Вот эту финальную точку не видят те люди, которые являются неким инструментом достижения этой цели. Творцы видят финальный идеал, к которому они идут. И вот этот путь — это уже сотворчество. Мы должны прислушиваться к творцам, должны помогать им.
Фото Марины Ивановой
— После «Щелкунчика» в соцсетях театра появился комментарий: «Спасибо за шикарный спектакль! Всё понравилось, только вопрос — почему “торт-пирог” играл загримированный мужчина с ярким макияжем? Завуалированная пропаганда ЛГБТ*». Как вам кажется сегодня, вся эта история в контексте отношения к искусству — это просто разовые какие-то недопонимания про то, что на сцене мужчина в трико и раскрашен?
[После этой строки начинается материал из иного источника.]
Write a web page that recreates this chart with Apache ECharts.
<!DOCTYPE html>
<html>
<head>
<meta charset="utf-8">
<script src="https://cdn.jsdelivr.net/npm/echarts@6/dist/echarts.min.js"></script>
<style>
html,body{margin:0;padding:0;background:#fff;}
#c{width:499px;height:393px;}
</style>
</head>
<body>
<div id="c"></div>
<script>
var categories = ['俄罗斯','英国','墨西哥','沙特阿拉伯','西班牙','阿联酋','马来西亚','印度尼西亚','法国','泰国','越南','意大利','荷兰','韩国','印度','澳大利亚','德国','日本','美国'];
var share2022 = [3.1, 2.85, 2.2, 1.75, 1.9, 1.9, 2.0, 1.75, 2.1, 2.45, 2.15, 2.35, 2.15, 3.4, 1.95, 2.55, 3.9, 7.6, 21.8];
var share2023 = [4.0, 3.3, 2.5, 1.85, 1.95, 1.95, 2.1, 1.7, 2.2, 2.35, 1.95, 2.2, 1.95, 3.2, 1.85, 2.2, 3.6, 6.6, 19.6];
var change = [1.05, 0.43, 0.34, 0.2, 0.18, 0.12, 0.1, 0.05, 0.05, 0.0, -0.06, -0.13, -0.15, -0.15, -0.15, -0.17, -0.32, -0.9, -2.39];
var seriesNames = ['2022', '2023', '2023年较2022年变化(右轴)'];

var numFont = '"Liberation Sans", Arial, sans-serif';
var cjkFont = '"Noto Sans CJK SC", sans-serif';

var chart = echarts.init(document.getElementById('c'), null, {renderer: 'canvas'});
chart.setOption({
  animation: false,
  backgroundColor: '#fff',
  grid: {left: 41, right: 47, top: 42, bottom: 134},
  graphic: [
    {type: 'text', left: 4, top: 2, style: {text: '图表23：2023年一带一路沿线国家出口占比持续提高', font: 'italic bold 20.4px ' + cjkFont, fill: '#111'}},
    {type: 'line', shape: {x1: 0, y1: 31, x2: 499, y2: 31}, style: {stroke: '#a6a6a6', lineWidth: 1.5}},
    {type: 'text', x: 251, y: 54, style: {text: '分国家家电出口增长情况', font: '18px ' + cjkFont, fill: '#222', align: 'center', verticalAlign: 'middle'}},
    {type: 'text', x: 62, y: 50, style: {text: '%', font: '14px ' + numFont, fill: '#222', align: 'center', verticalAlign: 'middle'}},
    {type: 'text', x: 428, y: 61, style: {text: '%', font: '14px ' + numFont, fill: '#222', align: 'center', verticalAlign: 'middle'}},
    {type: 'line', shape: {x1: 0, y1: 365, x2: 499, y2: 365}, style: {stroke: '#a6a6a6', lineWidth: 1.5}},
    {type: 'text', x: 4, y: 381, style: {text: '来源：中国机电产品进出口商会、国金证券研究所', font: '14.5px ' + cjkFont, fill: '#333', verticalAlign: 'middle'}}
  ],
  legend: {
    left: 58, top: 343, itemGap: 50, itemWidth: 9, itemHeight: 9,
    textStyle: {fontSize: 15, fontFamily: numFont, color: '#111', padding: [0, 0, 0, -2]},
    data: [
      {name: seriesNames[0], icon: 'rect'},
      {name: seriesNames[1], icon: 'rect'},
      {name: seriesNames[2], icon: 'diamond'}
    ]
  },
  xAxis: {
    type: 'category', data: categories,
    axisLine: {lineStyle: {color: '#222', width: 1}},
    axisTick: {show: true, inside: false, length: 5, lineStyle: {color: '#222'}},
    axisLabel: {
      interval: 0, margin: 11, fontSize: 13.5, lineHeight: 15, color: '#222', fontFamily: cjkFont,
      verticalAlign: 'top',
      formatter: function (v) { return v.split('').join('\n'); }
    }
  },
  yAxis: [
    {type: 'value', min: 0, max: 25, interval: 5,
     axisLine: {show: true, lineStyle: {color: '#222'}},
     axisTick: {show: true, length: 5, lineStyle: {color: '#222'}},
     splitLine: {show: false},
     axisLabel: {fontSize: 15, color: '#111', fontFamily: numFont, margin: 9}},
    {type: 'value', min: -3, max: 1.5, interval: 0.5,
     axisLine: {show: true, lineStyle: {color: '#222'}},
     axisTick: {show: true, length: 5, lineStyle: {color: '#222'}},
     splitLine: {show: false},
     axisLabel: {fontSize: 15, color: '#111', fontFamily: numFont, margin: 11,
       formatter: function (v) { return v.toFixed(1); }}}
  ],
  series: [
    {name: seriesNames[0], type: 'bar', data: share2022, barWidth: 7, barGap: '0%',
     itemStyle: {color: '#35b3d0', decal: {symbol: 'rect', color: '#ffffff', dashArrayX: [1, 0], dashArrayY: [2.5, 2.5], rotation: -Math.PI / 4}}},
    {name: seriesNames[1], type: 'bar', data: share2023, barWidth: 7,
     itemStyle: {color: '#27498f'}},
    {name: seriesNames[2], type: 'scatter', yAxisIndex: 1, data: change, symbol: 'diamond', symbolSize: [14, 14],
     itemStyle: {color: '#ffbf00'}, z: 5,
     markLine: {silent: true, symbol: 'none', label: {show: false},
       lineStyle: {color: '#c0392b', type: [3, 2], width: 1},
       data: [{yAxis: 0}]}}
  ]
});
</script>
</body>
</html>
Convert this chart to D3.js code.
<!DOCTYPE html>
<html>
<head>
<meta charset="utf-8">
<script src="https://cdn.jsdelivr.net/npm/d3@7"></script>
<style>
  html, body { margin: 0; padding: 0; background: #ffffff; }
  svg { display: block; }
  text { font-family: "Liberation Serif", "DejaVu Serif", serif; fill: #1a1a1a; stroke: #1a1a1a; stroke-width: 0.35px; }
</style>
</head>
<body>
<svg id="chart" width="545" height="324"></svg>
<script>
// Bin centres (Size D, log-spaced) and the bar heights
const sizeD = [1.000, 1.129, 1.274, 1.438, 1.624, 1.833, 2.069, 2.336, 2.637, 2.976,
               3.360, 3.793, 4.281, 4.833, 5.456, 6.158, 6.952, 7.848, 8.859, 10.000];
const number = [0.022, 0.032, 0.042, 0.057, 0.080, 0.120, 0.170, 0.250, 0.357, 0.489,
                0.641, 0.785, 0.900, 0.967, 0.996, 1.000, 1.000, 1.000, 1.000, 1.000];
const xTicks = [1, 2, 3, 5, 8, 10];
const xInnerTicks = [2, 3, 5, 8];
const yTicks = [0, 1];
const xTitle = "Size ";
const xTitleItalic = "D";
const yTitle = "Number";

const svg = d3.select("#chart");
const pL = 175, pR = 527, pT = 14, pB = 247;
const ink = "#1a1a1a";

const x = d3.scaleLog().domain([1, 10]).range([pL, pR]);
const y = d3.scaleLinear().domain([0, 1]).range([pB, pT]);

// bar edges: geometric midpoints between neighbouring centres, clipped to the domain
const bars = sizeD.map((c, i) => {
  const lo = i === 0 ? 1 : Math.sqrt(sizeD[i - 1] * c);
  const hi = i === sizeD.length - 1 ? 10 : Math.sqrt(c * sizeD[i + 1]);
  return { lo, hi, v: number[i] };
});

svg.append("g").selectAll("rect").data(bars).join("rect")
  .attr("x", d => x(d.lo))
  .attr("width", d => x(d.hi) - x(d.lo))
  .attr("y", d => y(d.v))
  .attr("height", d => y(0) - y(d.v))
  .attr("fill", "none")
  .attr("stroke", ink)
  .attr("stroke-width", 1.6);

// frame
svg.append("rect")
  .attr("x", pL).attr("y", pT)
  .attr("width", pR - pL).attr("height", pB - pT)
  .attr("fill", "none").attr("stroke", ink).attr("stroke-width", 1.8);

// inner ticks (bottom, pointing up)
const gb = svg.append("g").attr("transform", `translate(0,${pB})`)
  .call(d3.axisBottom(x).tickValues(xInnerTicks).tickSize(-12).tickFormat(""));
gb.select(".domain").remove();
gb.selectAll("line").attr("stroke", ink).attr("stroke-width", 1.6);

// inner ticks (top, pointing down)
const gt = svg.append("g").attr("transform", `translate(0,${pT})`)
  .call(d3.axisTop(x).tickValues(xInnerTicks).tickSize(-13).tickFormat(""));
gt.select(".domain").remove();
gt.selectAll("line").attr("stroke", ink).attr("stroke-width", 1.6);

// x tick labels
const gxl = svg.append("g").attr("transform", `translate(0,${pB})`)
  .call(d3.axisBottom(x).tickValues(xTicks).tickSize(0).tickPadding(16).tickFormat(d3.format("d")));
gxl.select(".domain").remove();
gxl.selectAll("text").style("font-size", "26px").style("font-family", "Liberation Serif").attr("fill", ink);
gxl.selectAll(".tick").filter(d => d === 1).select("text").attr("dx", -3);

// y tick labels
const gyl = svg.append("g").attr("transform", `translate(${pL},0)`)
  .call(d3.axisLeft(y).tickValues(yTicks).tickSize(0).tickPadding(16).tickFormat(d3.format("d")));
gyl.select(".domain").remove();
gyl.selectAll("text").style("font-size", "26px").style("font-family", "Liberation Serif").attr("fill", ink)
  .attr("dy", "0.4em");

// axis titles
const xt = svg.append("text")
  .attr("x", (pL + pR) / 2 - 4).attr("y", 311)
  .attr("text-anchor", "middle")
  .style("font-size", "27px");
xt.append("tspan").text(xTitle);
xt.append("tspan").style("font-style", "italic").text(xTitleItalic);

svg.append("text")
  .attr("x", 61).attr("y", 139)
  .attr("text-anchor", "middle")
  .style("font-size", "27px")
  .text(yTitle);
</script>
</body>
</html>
Или всё-таки люди, которые привыкли к высокому искусству, будут спокойно ко всему относиться?
[Как пояснили в комментариях высоко культурные подписчики, речь идёт о матушке Жигонь — персонаже французского театра марионеток, который обычно изображается с кучей ребятишек, вылезающих из-под её юбок. Соответственно в балете нужно выйти на сцену в юбке на металлическом каркасе, под которым могли бы прятаться несколько детей. Балеринам такой груз просто не по силам — прим. ред.].— Вы знаете, об этом модно говорить, потому что модно. Не потому, что они, люди, так считают, а потому что становится модно об этом говорить. Вероятнее всего, вот эти люди, которые начинают обращать внимание на какие-то вещи и об этом говорят явно, это те люди, которые просто повелись на моду, о которой начали говорить широко.
Мне кажется, что это со временем пройдёт. И они даже через какое-то время перестанут видеть то, что они увидели здесь и сейчас, но при этом здесь и сейчас не было заложено той мыслью, которую они увидели. Считаю, что это просто тренд общества и об этом сейчас просто модно говорить.
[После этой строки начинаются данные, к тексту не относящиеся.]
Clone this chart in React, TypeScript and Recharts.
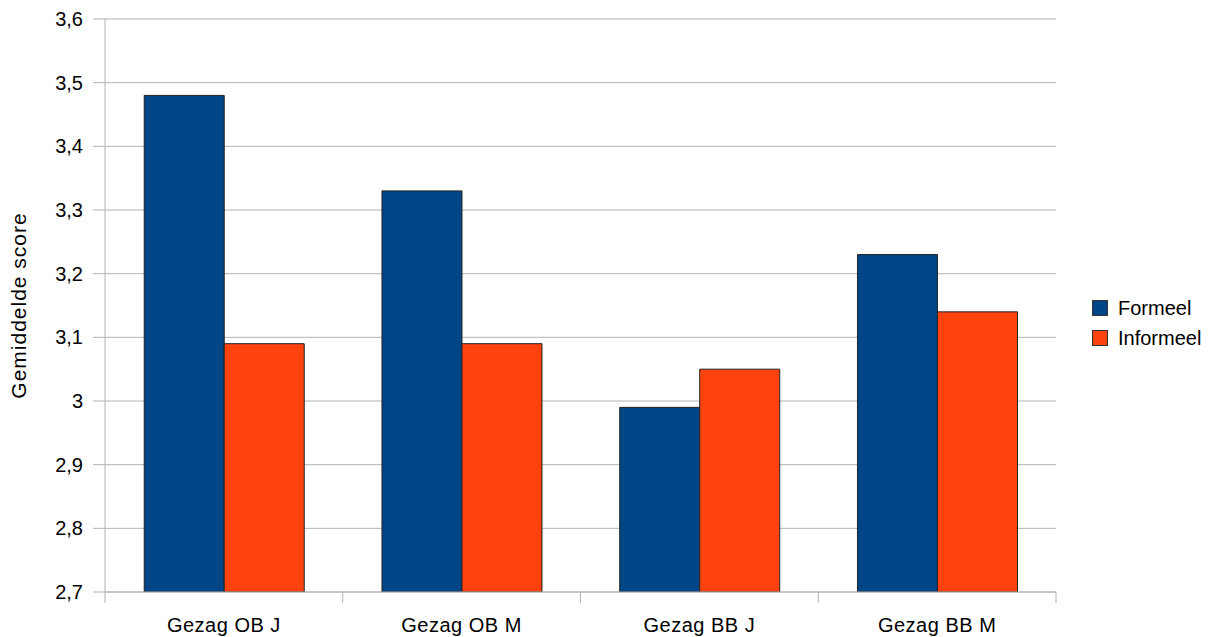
import React from "react";
import { BarChart, Bar, XAxis, YAxis, CartesianGrid, Legend } from "recharts";

const categories = ["Gezag OB J", "Gezag OB M", "Gezag BB J", "Gezag BB M"];
const formeel = [3.48, 3.33, 2.99, 3.23];
const informeel = [3.09, 3.09, 3.05, 3.14];
const yTicks = [2.7, 2.8, 2.9, 3.0, 3.1, 3.2, 3.3, 3.4, 3.5, 3.6];

const COLORS = { formeel: "#004586", informeel: "#ff420e" };
const GRID = "#b3b3b3";
const FONT = "'Liberation Sans', Arial, sans-serif";

const W = 1212;
const H = 637;
const PLOT_LEFT = 105;
const PLOT_RIGHT = 1056;
const BAND = (PLOT_RIGHT - PLOT_LEFT) / categories.length;

const data = categories.map((name, i) => ({
  name,
  Formeel: formeel[i],
  Informeel: informeel[i],
}));

const fmt = (v: number) => v.toFixed(1).replace(".", ",").replace(",0", "");

// category label plus tick marks on the band boundaries
const XTick = (props: any) => {
  const { x, y, payload, index } = props;
  const isLast = index === categories.length - 1;
  return (
    <g>
      <line x1={x - BAND / 2} x2={x - BAND / 2} y1={y - 8} y2={y + 3} stroke={GRID} />
      {isLast && <line x1={x + BAND / 2} x2={x + BAND / 2} y1={y - 8} y2={y + 3} stroke={GRID} />}
      <text x={x} y={y + 32} textAnchor="middle" fontSize={20} letterSpacing={0.5} fill="#000" fontFamily={FONT}>
        {payload.value}
      </text>
    </g>
  );
};

const LegendBox = () => (
  <div style={{ fontFamily: FONT, fontSize: 20, color: "#000" }}>
    {[
      ["Formeel", COLORS.formeel],
      ["Informeel", COLORS.informeel],
    ].map(([label, color]) => (
      <div key={label} style={{ display: "flex", alignItems: "center", height: 30 }}>
        <span
          style={{
            display: "inline-block",
            width: 14,
            height: 14,
            background: color,
            border: "1px solid #333",
            marginRight: 10,
          }}
        />
        {label}
      </div>
    ))}
  </div>
);

export default function App() {
  return (
    <div style={{ position: "absolute", left: 0, top: 0, background: "#fff" }}>
      <BarChart
        width={W}
        height={H}
        data={data}
        margin={{ top: 19, right: W - PLOT_RIGHT, bottom: 0, left: 0 }}
        barCategoryGap="16.5%"
        barGap={0}
      >
        <CartesianGrid vertical={false} stroke={GRID} />
        <XAxis
          dataKey="name"
          height={45}
          axisLine={{ stroke: GRID }}
          tickLine={false}
          tick={<XTick />}
          interval={0}
        />
        <YAxis
          width={PLOT_LEFT}
          domain={[2.7, 3.6]}
          ticks={yTicks}
          allowDataOverflow
          tickFormatter={fmt}
          axisLine={{ stroke: GRID }}
          tickLine={{ stroke: GRID }}
          tickSize={12}
          tickMargin={10}
          tick={{ fill: "#000", fontSize: 20, fontFamily: FONT }}
          label={{
            value: "Gemiddelde score",
            angle: -90,
            position: "center",
            dx: -34,
            style: { fill: "#000", fontSize: 21, letterSpacing: 1, fontFamily: FONT, textAnchor: "middle" },
          }}
        />
        <Legend
          content={<LegendBox />}
          layout="horizontal"
          verticalAlign="middle"
          align="center"
          wrapperStyle={{ position: "absolute", left: 1092, top: 293, width: 120 }}
        />
        <Bar dataKey="Formeel" fill={COLORS.formeel} stroke="#222" strokeWidth={1} isAnimationActive={false} />
        <Bar dataKey="Informeel" fill={COLORS.informeel} stroke="#222" strokeWidth={1} isAnimationActive={false} />
      </BarChart>
    </div>
  );
}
Опять же, не сужусь брать и судить эти тренды. Да, это стало необходимостью. Наверное, я многих вещей не видел или не хотел замечать, которые были в обществе. Не является нормой показывать и говорить о каких-то вещах в открытую. Мне так кажется. Я же не навязываю свою точку зрения отношения к религии, не навязываю своё внутреннее ощущение и предпочтение каким-то вещам. Об этом никто не знает, потому что я об этом не говорю, потому что мне есть, о чём говорить.
Стоит ли об этом говорить? Я не знаю. Мне кажется, что здесь мы должны в обществе научиться видеть в хорошем действительно хорошее, а не то, что хотим увидеть.
Фото Марины Ивановой
— На днях ехал мимо театра и в модном экране на здании увидел афишу детского балета «Чиполлино». Как известно, это же вообще классика революционизма какого-то, восстание пролетариата против правящих классов. Но против Чиполлино никто не выступает, хотя там показывается серьёзное народное восстание.
— Согласен. Абсолютно согласен.
— Почему же люди в интернете не требуют запретить Чиполлино?
— Подозреваю, что об этом сейчас не модно говорить. Вероятнее всего, если бы тренд пошёл на то, что действительно Чиполлино является революционным, наверное, обратили бы внимание. Но всё же, хорошее увидеть в хорошем — это общая задача.
Я, правда, сам не обращал внимание на «торт-пирог», пока этот комментарий не увидел. Потом там кто-то ответил на него — «Что у вас в голове?». Думаю, хороший ответ, который уже не хочется чем-то дополнять.
*организация, признанная в России экстремистской.